Kundgebungen, auf denen Palästina Spricht einen Redebeitrag hält, sind also kein Ort der Angst oder Unort für alle Juden und Jüd*innen, wie es der Beitrag suggeriert. Der Kampf gegen Antisemitismus und er Kampf gegen Rassismus und Unterdrückung von Palästinenser*innen gehören zusammen.
Dass die Gleichsetzung von Kritik an der israelischen Politik und Antisemitismus von deutschen Politiker*innen von CDU, über FDP bis Grüne und SPD vorangetrieben wird, wundert uns nicht. Dass sie aber auch in weiten Kreisen der linken Bewegung übernommen wird (bzw. schon lange vertreten wird), halten wir für bedenklich.
Wir halten eine linke und emanzipatorische Kritik gegenüber der Politik der israelischen Regierung sowie die Solidarität mit fortschrittlichen palästinensischen Bewegungen und Kräften für notwendig, genauso wie die Kritik an anderen Regierungen weltweit. Die Sichtbarmachung und Stärkung einer linken Perspektive und Solidarität ist auch wichtig, um reaktionären, rechten und fundamentalistischen Kräften auf beiden Seiten nicht das Feld zu überlassen und eine Auseinandersetzung mit vorhandenen antisemitischen und rassistischen Haltungen innerhalb der Bewegungen zu ermöglichen. Mit pauschalen Verurteilungen und Angriffen wie denen im bunten un binnen Beitrag ist dies jedoch nicht möglich.

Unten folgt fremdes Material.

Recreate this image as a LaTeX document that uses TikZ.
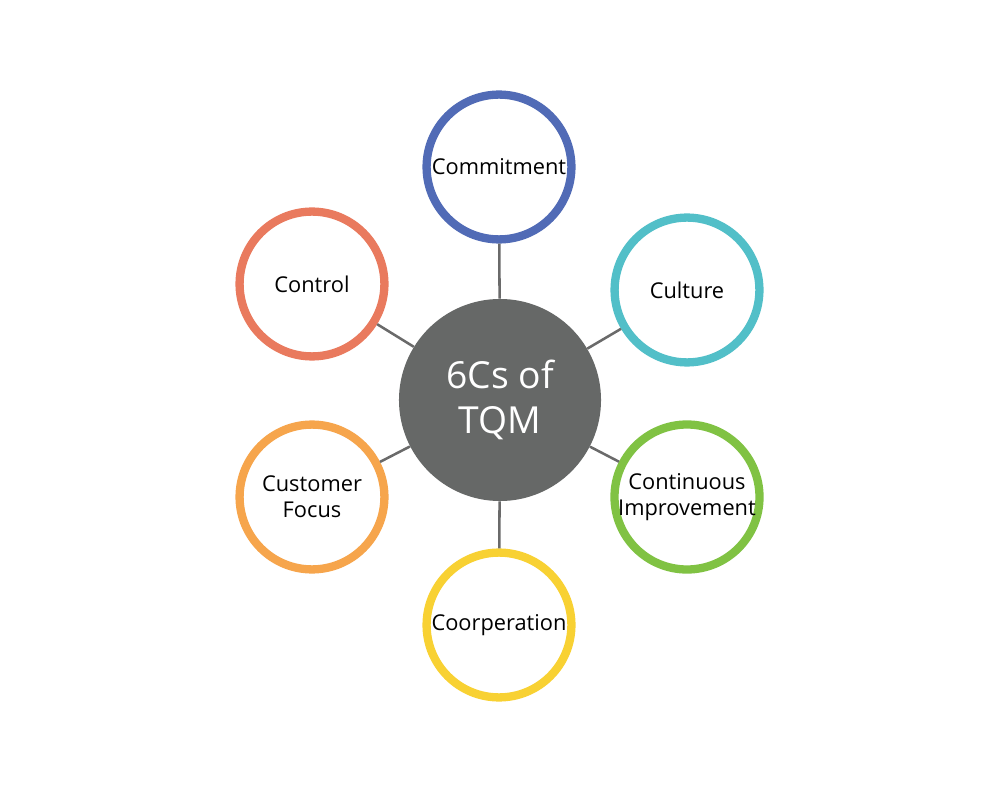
\documentclass[tikz,border=0pt]{standalone}
\usepackage{fontspec}
\setmainfont{Open Sans}

\definecolor{hubgray}{HTML}{666867}
\definecolor{linkgray}{HTML}{6A6A6A}
\definecolor{cblue}{HTML}{516BB6}
\definecolor{cteal}{HTML}{52BFC8}
\definecolor{cgreen}{HTML}{80C243}
\definecolor{cyellow}{HTML}{F8D133}
\definecolor{corange}{HTML}{F6A54C}
\definecolor{cred}{HTML}{E97A5E}

\tikzstyle{hub}=[circle, fill=hubgray, text=white, minimum size=5.05cm,
                 inner sep=0pt, align=center,
                 font=\fontsize{26.5}{32}\selectfont]
\tikzstyle{ring}=[circle, draw, fill=white, line width=5.9pt,
                  minimum size=3.62cm, inner sep=0pt, align=center,
                  font=\fontsize{15.5}{18.5}\selectfont]
\tikzstyle{link}=[draw=linkgray, line width=1.8pt]

\begin{document}
\begin{tikzpicture}[x=0.025cm, y=-0.025cm]
    \useasboundingbox (0,0) rectangle (1000,800);
    % centre and the six Cs round it
    \node[hub] (tqm) at (500,400) {6Cs of\\TQM};
    \node[ring, draw=cblue]   (commit)  at (499,167) {Commitment};
    \node[ring, draw=cteal]   (culture) at (687,290) {Culture};
    \node[ring, draw=cgreen]  (improve) at (687,497) {Continuous\\Improvement};
    \node[ring, draw=cyellow] (coop)    at (499,625) {Coorperation};
    \node[ring, draw=corange] (focus)   at (312,497) {Customer\\Focus};
    \node[ring, draw=cred]    (control) at (312,284) {Control};
    % spokes
    \foreach \n in {commit,culture,improve,coop,focus,control}
        \path[link] (tqm) -- (\n);
\end{tikzpicture}
\end{document}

Der Beitrag reproduziert jedoch nicht nur die Vorwürfe gegen palästinensische Aktivist*innen in Deutschland. Er diffamiert darüber hinaus auch bewusst und gezielt eine Gruppe von limaaktivist*innen, die in den letzten Jahren extrem wichtige Proteste insbesondere unter jungen Leuten organisiert und voran getrieben hat. Es ist klar, dass so ein reißerischer Beitrag die Arbeit von fridays for future und ihre Mobilisierungsfähigkeit nachhaltig schädigen kann. Wir erleben aktuell, wie Politik und Justiz versuchen, die Klimabewegung zu delegitimieren, zu kriminalisieren und mit Repression zu überhäufen. Man kann vermuten, dass die Politik damit den Boden bereitet für den Kampf gegen zunehmende Klimaproteste angesichts des Ausmaßes und der Schnelligkeit, mit der der Klimawandel voranschreitet. Der Beitrag von Sebastian Manz leistet dieser Kriminalisierung der Klimabewegung bewusst Vorschub. Dies zeigt auch die Entscheidung, ausgerechnet das Zitat des FDP-Abgeordneten mit in den Beitrag zu nehmen, in dem dieser betont, der Vorfall mache die „zunehmende Radikalisierung der Klimabewegung“ deutlich.
Der genannte Beitrag zeigt uns erneut, dass auch der Kampf gegen Antisemitismus, trotz seiner universellen Bedeutung, ein Feld der antagonistischen Auseinandersetzungen der politischen Strömungen ist. Auch dort spielen die unterschiedlichen politischen Perspektiven sowie Klassenorientierungen eine Rolle. Vor diesem Hintergrund ist es kein Wunder, dass ausgerechnet die Liebhaber des kapitalistischen Wachstums – wie im Beitrag FDP und Grüne – das Thema Antisemitismus als Druckmittel zur Delegitimierung der eigenen politischen Gegner*innen ausnutzen.
Diese Instrumentalisierung legitimer Werte und Kämpfe zum Einschüchtern und Isolieren der eigenen politischen Gegner*innen untergräbt nicht nur eine demokratische und linke Debattenkultur und das Ringen um emanzipatorische Positionen in komplexen Sachverhalten, sondern auch die richtigen Kämpfe gegen Antisemitismus. Umso mehr wir solche öffentlichen Diffamierungen und Einschüchterungen von politischen Gegner*innen innerhalb von Politik und Medien stillschweigend zulassen – sei es aus Sorge vor Missverständnissen oder Angst vor Angriffen – desto mehr wird sich diese Herangehensweise als eine allgemeine Form des politischen Drucks ausweiten und etabilieren.
Aus diesem Grund positionieren wir uns in Solidarität mit fridays for future und Palästina spricht Bremen und sprechen uns gegen jeglichen Antisemitismus und Rassismus aus.